At worst this costs you an extra movdqa xmm0, whatever or vmovdqa instruction before some or all of your sha256rnds2 instructions, costing a small amount of front-end throughput. Or I guess if you're out of registers, then maybe an extra load, or even a store/reload.

Looks like they wanted to avoid a VEX encoding, so they could provide SHA extensions on low-power Silvermont-family CPUs that don't have AVX/BMI instructions. (Where it's most useful because the CPU is slower relative to the amount of data it's throwing around.) So yes, only 2 explicit operands could be encoded via the normal ModRM mechanism in x86 machine code. x86 does three-register instructions with VEX prefixes, which provide a new field for another 4-bit register number. (vblendvb has 4 explicit operands, with the 4th register number as an immediate, but that's crazy and requires special decoder support.)

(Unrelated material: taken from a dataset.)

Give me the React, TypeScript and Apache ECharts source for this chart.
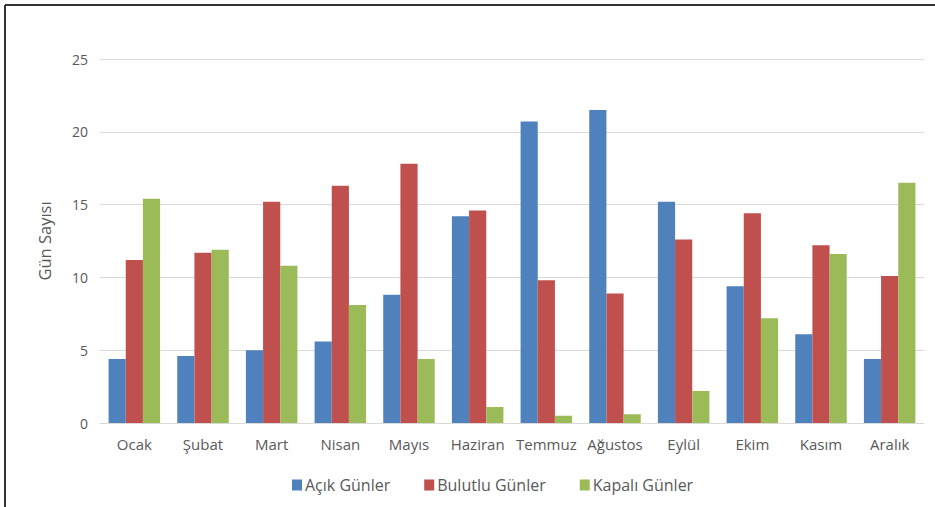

So (1) led to (2), but not because of any lack of pipelining.

According to https://uops.info/ and https://agner.org/optimize/, the SHA256RNDS2 and instruction is at least partially pipelined on all CPUs that support it. Ice Lake has one execution unit for SHA256RNDS2 on port 5, with 6 cycle latency but pipelined at 3c throughput. So 2 can be in flight at once. Not close to a front-end bottleneck with an extra movdqa.